======== Data

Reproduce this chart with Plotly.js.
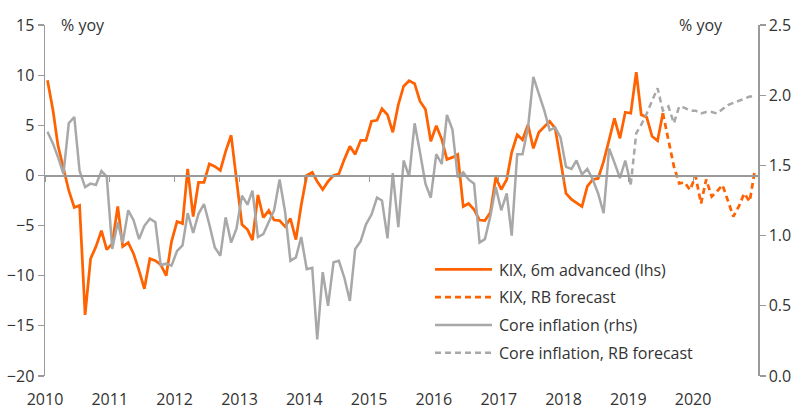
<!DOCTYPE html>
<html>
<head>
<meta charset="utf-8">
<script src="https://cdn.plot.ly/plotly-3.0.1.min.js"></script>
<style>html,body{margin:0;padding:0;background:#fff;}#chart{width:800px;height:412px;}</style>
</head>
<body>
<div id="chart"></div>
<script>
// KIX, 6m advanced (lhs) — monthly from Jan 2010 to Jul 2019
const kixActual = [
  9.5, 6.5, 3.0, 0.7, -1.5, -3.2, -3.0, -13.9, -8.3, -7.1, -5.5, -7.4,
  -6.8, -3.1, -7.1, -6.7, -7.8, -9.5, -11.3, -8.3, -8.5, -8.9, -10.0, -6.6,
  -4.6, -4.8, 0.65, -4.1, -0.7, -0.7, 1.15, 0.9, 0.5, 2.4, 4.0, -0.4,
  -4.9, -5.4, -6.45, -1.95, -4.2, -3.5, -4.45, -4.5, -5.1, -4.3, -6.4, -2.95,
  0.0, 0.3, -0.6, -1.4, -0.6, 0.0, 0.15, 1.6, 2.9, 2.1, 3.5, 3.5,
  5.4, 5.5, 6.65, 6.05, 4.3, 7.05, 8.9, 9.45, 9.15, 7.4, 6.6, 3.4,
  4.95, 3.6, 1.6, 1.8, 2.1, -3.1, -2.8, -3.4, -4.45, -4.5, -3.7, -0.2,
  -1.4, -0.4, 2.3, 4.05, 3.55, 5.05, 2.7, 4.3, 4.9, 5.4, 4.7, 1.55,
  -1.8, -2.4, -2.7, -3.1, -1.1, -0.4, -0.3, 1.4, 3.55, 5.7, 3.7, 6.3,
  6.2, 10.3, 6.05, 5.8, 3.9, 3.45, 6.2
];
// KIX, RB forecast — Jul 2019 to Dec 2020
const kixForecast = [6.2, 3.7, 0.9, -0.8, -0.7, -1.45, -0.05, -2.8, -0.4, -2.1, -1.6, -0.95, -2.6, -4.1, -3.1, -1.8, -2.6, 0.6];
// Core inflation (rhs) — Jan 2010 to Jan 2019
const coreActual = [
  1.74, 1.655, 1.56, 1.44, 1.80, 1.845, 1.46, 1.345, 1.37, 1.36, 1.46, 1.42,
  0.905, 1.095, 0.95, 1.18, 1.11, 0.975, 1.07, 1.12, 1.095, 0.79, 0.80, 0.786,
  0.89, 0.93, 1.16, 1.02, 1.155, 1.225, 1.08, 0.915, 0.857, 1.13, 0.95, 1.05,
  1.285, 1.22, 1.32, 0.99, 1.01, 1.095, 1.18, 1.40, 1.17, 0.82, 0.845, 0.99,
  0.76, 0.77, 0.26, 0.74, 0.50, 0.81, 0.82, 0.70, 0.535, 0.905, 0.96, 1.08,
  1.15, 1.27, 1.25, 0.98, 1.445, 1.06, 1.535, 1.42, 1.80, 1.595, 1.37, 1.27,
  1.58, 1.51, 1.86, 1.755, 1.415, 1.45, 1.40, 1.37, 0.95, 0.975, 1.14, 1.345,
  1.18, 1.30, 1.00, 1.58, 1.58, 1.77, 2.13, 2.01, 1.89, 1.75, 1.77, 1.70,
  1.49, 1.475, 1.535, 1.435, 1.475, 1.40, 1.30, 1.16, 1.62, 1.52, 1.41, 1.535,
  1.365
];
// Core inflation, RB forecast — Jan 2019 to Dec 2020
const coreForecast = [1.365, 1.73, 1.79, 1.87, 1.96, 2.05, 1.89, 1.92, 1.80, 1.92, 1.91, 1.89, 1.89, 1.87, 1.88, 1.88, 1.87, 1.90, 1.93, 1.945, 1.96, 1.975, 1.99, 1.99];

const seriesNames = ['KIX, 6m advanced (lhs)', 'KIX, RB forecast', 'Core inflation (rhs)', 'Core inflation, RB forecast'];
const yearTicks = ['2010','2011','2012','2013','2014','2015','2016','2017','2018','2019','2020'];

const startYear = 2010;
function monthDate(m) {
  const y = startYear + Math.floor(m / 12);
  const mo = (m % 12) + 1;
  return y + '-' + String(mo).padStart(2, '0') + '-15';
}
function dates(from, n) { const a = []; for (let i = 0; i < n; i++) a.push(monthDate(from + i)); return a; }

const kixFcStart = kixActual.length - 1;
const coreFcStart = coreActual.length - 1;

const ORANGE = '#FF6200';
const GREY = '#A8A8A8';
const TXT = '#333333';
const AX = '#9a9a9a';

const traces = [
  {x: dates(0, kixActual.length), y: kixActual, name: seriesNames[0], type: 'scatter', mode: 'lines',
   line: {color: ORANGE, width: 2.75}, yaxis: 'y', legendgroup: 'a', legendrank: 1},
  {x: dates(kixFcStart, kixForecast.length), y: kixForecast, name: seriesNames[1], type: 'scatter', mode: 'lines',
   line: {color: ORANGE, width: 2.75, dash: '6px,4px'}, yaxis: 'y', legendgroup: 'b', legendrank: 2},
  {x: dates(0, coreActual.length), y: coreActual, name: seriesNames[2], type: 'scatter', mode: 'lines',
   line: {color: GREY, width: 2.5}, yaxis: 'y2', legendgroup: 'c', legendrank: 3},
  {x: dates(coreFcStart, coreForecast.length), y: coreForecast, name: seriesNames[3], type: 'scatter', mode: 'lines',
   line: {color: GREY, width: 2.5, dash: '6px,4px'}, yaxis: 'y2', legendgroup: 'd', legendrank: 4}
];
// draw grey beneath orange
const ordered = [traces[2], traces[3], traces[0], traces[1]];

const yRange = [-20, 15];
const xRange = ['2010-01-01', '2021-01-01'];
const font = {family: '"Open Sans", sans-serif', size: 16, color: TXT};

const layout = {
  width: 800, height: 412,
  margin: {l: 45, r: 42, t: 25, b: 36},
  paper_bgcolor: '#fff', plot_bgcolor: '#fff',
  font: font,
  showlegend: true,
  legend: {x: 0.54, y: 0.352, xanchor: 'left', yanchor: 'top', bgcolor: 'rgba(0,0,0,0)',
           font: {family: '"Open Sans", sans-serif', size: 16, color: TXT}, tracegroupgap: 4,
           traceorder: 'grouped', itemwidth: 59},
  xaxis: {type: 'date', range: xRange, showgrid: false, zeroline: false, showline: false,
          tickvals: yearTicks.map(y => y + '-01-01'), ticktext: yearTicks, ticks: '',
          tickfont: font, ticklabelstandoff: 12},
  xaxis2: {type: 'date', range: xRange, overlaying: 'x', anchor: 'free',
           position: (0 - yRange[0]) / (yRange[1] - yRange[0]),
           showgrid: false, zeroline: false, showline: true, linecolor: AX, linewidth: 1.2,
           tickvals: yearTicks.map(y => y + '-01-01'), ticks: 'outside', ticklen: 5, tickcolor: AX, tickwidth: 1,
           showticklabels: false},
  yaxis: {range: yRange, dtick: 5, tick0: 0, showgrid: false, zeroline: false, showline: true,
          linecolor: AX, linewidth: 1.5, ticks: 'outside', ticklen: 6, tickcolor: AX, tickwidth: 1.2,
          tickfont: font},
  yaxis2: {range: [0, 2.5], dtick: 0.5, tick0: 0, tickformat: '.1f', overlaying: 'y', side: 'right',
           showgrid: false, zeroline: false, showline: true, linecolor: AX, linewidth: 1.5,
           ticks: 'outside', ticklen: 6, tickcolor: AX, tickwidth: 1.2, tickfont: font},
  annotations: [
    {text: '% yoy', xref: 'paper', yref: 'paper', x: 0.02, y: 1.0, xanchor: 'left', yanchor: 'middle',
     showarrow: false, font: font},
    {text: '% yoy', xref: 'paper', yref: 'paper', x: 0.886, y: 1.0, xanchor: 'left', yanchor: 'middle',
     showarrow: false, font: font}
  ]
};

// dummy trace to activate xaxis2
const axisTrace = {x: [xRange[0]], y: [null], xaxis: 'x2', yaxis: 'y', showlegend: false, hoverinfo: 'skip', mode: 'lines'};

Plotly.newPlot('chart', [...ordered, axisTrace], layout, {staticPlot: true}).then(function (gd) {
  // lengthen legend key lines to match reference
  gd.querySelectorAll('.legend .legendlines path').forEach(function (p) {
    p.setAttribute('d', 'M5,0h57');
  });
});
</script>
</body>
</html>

================

Brief> Leave the pictures out and please restate exactly the lines running from the start of the material through the one with "1.975, 1.99, 1.99];".

Worked solution>
Reproduce this chart with Plotly.js.
<!DOCTYPE html>
<html>
<head>
<meta charset="utf-8">
<script src="https://cdn.plot.ly/plotly-3.0.1.min.js"></script>
<style>html,body{margin:0;padding:0;background:#fff;}#chart{width:800px;height:412px;}</style>
</head>
<body>
<div id="chart"></div>
<script>
// KIX, 6m advanced (lhs) — monthly from Jan 2010 to Jul 2019
const kixActual = [
  9.5, 6.5, 3.0, 0.7, -1.5, -3.2, -3.0, -13.9, -8.3, -7.1, -5.5, -7.4,
  -6.8, -3.1, -7.1, -6.7, -7.8, -9.5, -11.3, -8.3, -8.5, -8.9, -10.0, -6.6,
  -4.6, -4.8, 0.65, -4.1, -0.7, -0.7, 1.15, 0.9, 0.5, 2.4, 4.0, -0.4,
  -4.9, -5.4, -6.45, -1.95, -4.2, -3.5, -4.45, -4.5, -5.1, -4.3, -6.4, -2.95,
  0.0, 0.3, -0.6, -1.4, -0.6, 0.0, 0.15, 1.6, 2.9, 2.1, 3.5, 3.5,
  5.4, 5.5, 6.65, 6.05, 4.3, 7.05, 8.9, 9.45, 9.15, 7.4, 6.6, 3.4,
  4.95, 3.6, 1.6, 1.8, 2.1, -3.1, -2.8, -3.4, -4.45, -4.5, -3.7, -0.2,
  -1.4, -0.4, 2.3, 4.05, 3.55, 5.05, 2.7, 4.3, 4.9, 5.4, 4.7, 1.55,
  -1.8, -2.4, -2.7, -3.1, -1.1, -0.4, -0.3, 1.4, 3.55, 5.7, 3.7, 6.3,
  6.2, 10.3, 6.05, 5.8, 3.9, 3.45, 6.2
];
// KIX, RB forecast — Jul 2019 to Dec 2020
const kixForecast = [6.2, 3.7, 0.9, -0.8, -0.7, -1.45, -0.05, -2.8, -0.4, -2.1, -1.6, -0.95, -2.6, -4.1, -3.1, -1.8, -2.6, 0.6];
// Core inflation (rhs) — Jan 2010 to Jan 2019
const coreActual = [
  1.74, 1.655, 1.56, 1.44, 1.80, 1.845, 1.46, 1.345, 1.37, 1.36, 1.46, 1.42,
  0.905, 1.095, 0.95, 1.18, 1.11, 0.975, 1.07, 1.12, 1.095, 0.79, 0.80, 0.786,
  0.89, 0.93, 1.16, 1.02, 1.155, 1.225, 1.08, 0.915, 0.857, 1.13, 0.95, 1.05,
  1.285, 1.22, 1.32, 0.99, 1.01, 1.095, 1.18, 1.40, 1.17, 0.82, 0.845, 0.99,
  0.76, 0.77, 0.26, 0.74, 0.50, 0.81, 0.82, 0.70, 0.535, 0.905, 0.96, 1.08,
  1.15, 1.27, 1.25, 0.98, 1.445, 1.06, 1.535, 1.42, 1.80, 1.595, 1.37, 1.27,
  1.58, 1.51, 1.86, 1.755, 1.415, 1.45, 1.40, 1.37, 0.95, 0.975, 1.14, 1.345,
  1.18, 1.30, 1.00, 1.58, 1.58, 1.77, 2.13, 2.01, 1.89, 1.75, 1.77, 1.70,
  1.49, 1.475, 1.535, 1.435, 1.475, 1.40, 1.30, 1.16, 1.62, 1.52, 1.41, 1.535,
  1.365
];
// Core inflation, RB forecast — Jan 2019 to Dec 2020
const coreForecast = [1.365, 1.73, 1.79, 1.87, 1.96, 2.05, 1.89, 1.92, 1.80, 1.92, 1.91, 1.89, 1.89, 1.87, 1.88, 1.88, 1.87, 1.90, 1.93, 1.945, 1.96, 1.975, 1.99, 1.99];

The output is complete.